REQUIREMENT –
Transcribe the listing verbatim. Do not carry over any pictures.
☆ ☆ ☆ ☆ ☆
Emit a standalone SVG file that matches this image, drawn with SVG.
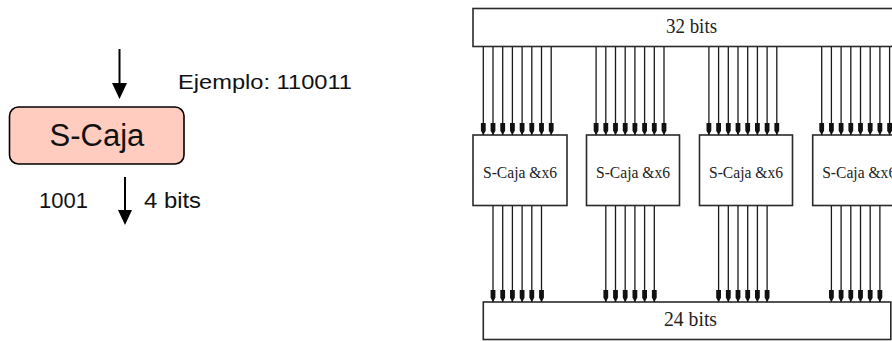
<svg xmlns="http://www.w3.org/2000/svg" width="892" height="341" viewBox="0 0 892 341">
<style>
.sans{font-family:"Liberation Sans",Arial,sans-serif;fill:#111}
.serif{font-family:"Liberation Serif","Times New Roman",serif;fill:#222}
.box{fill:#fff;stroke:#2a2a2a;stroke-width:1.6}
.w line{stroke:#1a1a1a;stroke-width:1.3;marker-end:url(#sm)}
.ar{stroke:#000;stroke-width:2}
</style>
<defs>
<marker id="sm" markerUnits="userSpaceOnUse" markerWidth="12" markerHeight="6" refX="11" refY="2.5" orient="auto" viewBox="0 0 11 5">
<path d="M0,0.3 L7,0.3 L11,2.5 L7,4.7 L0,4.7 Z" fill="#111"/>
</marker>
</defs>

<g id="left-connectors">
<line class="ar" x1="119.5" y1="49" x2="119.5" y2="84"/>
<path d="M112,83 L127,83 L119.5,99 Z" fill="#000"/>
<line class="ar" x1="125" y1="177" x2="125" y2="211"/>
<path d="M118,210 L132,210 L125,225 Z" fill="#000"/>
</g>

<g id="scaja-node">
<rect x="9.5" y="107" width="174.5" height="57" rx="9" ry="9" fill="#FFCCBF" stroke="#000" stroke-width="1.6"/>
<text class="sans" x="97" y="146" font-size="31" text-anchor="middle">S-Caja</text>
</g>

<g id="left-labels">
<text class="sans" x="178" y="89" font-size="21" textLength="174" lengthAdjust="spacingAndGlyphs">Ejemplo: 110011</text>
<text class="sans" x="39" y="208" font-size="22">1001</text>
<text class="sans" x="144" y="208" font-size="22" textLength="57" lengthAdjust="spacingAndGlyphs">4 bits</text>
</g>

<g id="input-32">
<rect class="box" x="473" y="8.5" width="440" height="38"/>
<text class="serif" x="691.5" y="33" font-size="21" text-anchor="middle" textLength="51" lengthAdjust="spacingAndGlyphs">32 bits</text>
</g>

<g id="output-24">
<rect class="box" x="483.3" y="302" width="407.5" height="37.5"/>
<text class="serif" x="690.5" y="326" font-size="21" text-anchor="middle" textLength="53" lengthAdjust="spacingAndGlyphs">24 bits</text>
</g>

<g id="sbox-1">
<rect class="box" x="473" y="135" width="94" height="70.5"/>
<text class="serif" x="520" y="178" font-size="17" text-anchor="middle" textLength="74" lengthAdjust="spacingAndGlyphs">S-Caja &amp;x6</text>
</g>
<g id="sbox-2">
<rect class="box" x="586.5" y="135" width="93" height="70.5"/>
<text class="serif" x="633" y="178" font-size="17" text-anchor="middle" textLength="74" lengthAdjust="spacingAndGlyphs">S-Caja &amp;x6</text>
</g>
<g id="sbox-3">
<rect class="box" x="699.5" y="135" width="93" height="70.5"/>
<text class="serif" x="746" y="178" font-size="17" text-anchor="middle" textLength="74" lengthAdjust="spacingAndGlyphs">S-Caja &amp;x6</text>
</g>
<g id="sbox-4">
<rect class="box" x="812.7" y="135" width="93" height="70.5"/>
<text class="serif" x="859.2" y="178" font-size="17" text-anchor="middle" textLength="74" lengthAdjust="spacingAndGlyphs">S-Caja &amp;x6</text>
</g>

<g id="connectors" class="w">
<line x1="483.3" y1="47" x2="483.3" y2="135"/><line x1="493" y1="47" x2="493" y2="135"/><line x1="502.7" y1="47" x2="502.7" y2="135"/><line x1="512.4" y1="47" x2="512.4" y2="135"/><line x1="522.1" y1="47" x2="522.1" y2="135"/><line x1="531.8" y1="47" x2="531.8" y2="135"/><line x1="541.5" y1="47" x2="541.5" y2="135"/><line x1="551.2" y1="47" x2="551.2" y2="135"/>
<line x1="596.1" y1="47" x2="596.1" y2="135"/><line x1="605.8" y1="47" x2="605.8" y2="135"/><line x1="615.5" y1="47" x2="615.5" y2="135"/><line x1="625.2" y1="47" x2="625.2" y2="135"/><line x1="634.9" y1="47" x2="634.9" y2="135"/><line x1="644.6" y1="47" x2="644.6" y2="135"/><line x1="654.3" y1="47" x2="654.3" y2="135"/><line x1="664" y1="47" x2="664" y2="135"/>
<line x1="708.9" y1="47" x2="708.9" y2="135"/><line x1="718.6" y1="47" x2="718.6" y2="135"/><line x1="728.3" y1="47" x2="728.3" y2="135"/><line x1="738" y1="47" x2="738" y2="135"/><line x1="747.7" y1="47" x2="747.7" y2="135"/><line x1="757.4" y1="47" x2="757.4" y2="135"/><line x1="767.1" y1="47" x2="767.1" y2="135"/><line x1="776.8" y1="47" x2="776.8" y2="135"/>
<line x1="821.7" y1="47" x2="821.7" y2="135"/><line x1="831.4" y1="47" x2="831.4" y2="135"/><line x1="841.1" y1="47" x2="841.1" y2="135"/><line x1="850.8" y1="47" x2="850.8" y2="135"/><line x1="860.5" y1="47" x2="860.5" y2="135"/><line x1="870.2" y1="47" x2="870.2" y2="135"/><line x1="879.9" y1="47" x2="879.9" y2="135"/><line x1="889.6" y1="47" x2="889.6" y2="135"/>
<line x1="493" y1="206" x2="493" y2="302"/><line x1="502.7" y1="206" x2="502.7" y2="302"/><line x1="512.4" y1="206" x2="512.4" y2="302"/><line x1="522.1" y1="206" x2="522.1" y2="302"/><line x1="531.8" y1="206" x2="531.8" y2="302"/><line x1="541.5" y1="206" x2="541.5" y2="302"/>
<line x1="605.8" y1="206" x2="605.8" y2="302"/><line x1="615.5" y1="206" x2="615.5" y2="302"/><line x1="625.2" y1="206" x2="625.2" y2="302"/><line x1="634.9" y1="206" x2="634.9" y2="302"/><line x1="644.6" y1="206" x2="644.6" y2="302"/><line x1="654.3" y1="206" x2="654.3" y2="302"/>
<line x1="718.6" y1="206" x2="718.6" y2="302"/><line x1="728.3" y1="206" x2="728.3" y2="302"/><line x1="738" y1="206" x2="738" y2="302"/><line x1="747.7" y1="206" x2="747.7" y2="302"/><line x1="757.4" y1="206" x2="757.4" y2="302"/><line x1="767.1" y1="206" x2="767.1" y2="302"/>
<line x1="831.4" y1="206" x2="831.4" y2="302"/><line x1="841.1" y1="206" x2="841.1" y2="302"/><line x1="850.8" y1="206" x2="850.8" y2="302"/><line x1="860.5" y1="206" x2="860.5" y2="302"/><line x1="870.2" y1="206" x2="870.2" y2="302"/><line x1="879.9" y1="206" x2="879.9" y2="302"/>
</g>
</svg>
☆ ☆ ☆ ☆ ☆
FULL RESPONSE –
Emit a standalone SVG file that matches this image, drawn with SVG.
<svg xmlns="http://www.w3.org/2000/svg" width="892" height="341" viewBox="0 0 892 341">
<style>
.sans{font-family:"Liberation Sans",Arial,sans-serif;fill:#111}
.serif{font-family:"Liberation Serif","Times New Roman",serif;fill:#222}
.box{fill:#fff;stroke:#2a2a2a;stroke-width:1.6}
.w line{stroke:#1a1a1a;stroke-width:1.3;marker-end:url(#sm)}
.ar{stroke:#000;stroke-width:2}
</style>
<defs>
<marker id="sm" markerUnits="userSpaceOnUse" markerWidth="12" markerHeight="6" refX="11" refY="2.5" orient="auto" viewBox="0 0 11 5">
<path d="M0,0.3 L7,0.3 L11,2.5 L7,4.7 L0,4.7 Z" fill="#111"/>
</marker>
</defs>

<g id="left-connectors">
<line class="ar" x1="119.5" y1="49" x2="119.5" y2="84"/>
<path d="M112,83 L127,83 L119.5,99 Z" fill="#000"/>
<line class="ar" x1="125" y1="177" x2="125" y2="211"/>
<path d="M118,210 L132,210 L125,225 Z" fill="#000"/>
</g>

<g id="scaja-node">
<rect x="9.5" y="107" width="174.5" height="57" rx="9" ry="9" fill="#FFCCBF" stroke="#000" stroke-width="1.6"/>
<text class="sans" x="97" y="146" font-size="31" text-anchor="middle">S-Caja</text>
</g>

<g id="left-labels">
<text class="sans" x="178" y="89" font-size="21" textLength="174" lengthAdjust="spacingAndGlyphs">Ejemplo: 110011</text>
<text class="sans" x="39" y="208" font-size="22">1001</text>
<text class="sans" x="144" y="208" font-size="22" textLength="57" lengthAdjust="spacingAndGlyphs">4 bits</text>
</g>

<g id="input-32">
<rect class="box" x="473" y="8.5" width="440" height="38"/>
<text class="serif" x="691.5" y="33" font-size="21" text-anchor="middle" textLength="51" lengthAdjust="spacingAndGlyphs">32 bits</text>
</g>

<g id="output-24">
<rect class="box" x="483.3" y="302" width="407.5" height="37.5"/>
<text class="serif" x="690.5" y="326" font-size="21" text-anchor="middle" textLength="53" lengthAdjust="spacingAndGlyphs">24 bits</text>
</g>

<g id="sbox-1">
<rect class="box" x="473" y="135" width="94" height="70.5"/>
<text class="serif" x="520" y="178" font-size="17" text-anchor="middle" textLength="74" lengthAdjust="spacingAndGlyphs">S-Caja &amp;x6</text>
</g>
<g id="sbox-2">
<rect class="box" x="586.5" y="135" width="93" height="70.5"/>
<text class="serif" x="633" y="178" font-size="17" text-anchor="middle" textLength="74" lengthAdjust="spacingAndGlyphs">S-Caja &amp;x6</text>
</g>
<g id="sbox-3">
<rect class="box" x="699.5" y="135" width="93" height="70.5"/>
<text class="serif" x="746" y="178" font-size="17" text-anchor="middle" textLength="74" lengthAdjust="spacingAndGlyphs">S-Caja &amp;x6</text>
</g>
<g id="sbox-4">
<rect class="box" x="812.7" y="135" width="93" height="70.5"/>
<text class="serif" x="859.2" y="178" font-size="17" text-anchor="middle" textLength="74" lengthAdjust="spacingAndGlyphs">S-Caja &amp;x6</text>
</g>

<g id="connectors" class="w">
<line x1="483.3" y1="47" x2="483.3" y2="135"/><line x1="493" y1="47" x2="493" y2="135"/><line x1="502.7" y1="47" x2="502.7" y2="135"/><line x1="512.4" y1="47" x2="512.4" y2="135"/><line x1="522.1" y1="47" x2="522.1" y2="135"/><line x1="531.8" y1="47" x2="531.8" y2="135"/><line x1="541.5" y1="47" x2="541.5" y2="135"/><line x1="551.2" y1="47" x2="551.2" y2="135"/>
<line x1="596.1" y1="47" x2="596.1" y2="135"/><line x1="605.8" y1="47" x2="605.8" y2="135"/><line x1="615.5" y1="47" x2="615.5" y2="135"/><line x1="625.2" y1="47" x2="625.2" y2="135"/><line x1="634.9" y1="47" x2="634.9" y2="135"/><line x1="644.6" y1="47" x2="644.6" y2="135"/><line x1="654.3" y1="47" x2="654.3" y2="135"/><line x1="664" y1="47" x2="664" y2="135"/>
<line x1="708.9" y1="47" x2="708.9" y2="135"/><line x1="718.6" y1="47" x2="718.6" y2="135"/><line x1="728.3" y1="47" x2="728.3" y2="135"/><line x1="738" y1="47" x2="738" y2="135"/><line x1="747.7" y1="47" x2="747.7" y2="135"/><line x1="757.4" y1="47" x2="757.4" y2="135"/><line x1="767.1" y1="47" x2="767.1" y2="135"/><line x1="776.8" y1="47" x2="776.8" y2="135"/>
<line x1="821.7" y1="47" x2="821.7" y2="135"/><line x1="831.4" y1="47" x2="831.4" y2="135"/><line x1="841.1" y1="47" x2="841.1" y2="135"/><line x1="850.8" y1="47" x2="850.8" y2="135"/><line x1="860.5" y1="47" x2="860.5" y2="135"/><line x1="870.2" y1="47" x2="870.2" y2="135"/><line x1="879.9" y1="47" x2="879.9" y2="135"/><line x1="889.6" y1="47" x2="889.6" y2="135"/>
<line x1="493" y1="206" x2="493" y2="302"/><line x1="502.7" y1="206" x2="502.7" y2="302"/><line x1="512.4" y1="206" x2="512.4" y2="302"/><line x1="522.1" y1="206" x2="522.1" y2="302"/><line x1="531.8" y1="206" x2="531.8" y2="302"/><line x1="541.5" y1="206" x2="541.5" y2="302"/>
<line x1="605.8" y1="206" x2="605.8" y2="302"/><line x1="615.5" y1="206" x2="615.5" y2="302"/><line x1="625.2" y1="206" x2="625.2" y2="302"/><line x1="634.9" y1="206" x2="634.9" y2="302"/><line x1="644.6" y1="206" x2="644.6" y2="302"/><line x1="654.3" y1="206" x2="654.3" y2="302"/>
<line x1="718.6" y1="206" x2="718.6" y2="302"/><line x1="728.3" y1="206" x2="728.3" y2="302"/><line x1="738" y1="206" x2="738" y2="302"/><line x1="747.7" y1="206" x2="747.7" y2="302"/><line x1="757.4" y1="206" x2="757.4" y2="302"/><line x1="767.1" y1="206" x2="767.1" y2="302"/>
<line x1="831.4" y1="206" x2="831.4" y2="302"/><line x1="841.1" y1="206" x2="841.1" y2="302"/><line x1="850.8" y1="206" x2="850.8" y2="302"/><line x1="860.5" y1="206" x2="860.5" y2="302"/><line x1="870.2" y1="206" x2="870.2" y2="302"/><line x1="879.9" y1="206" x2="879.9" y2="302"/>
</g>
</svg>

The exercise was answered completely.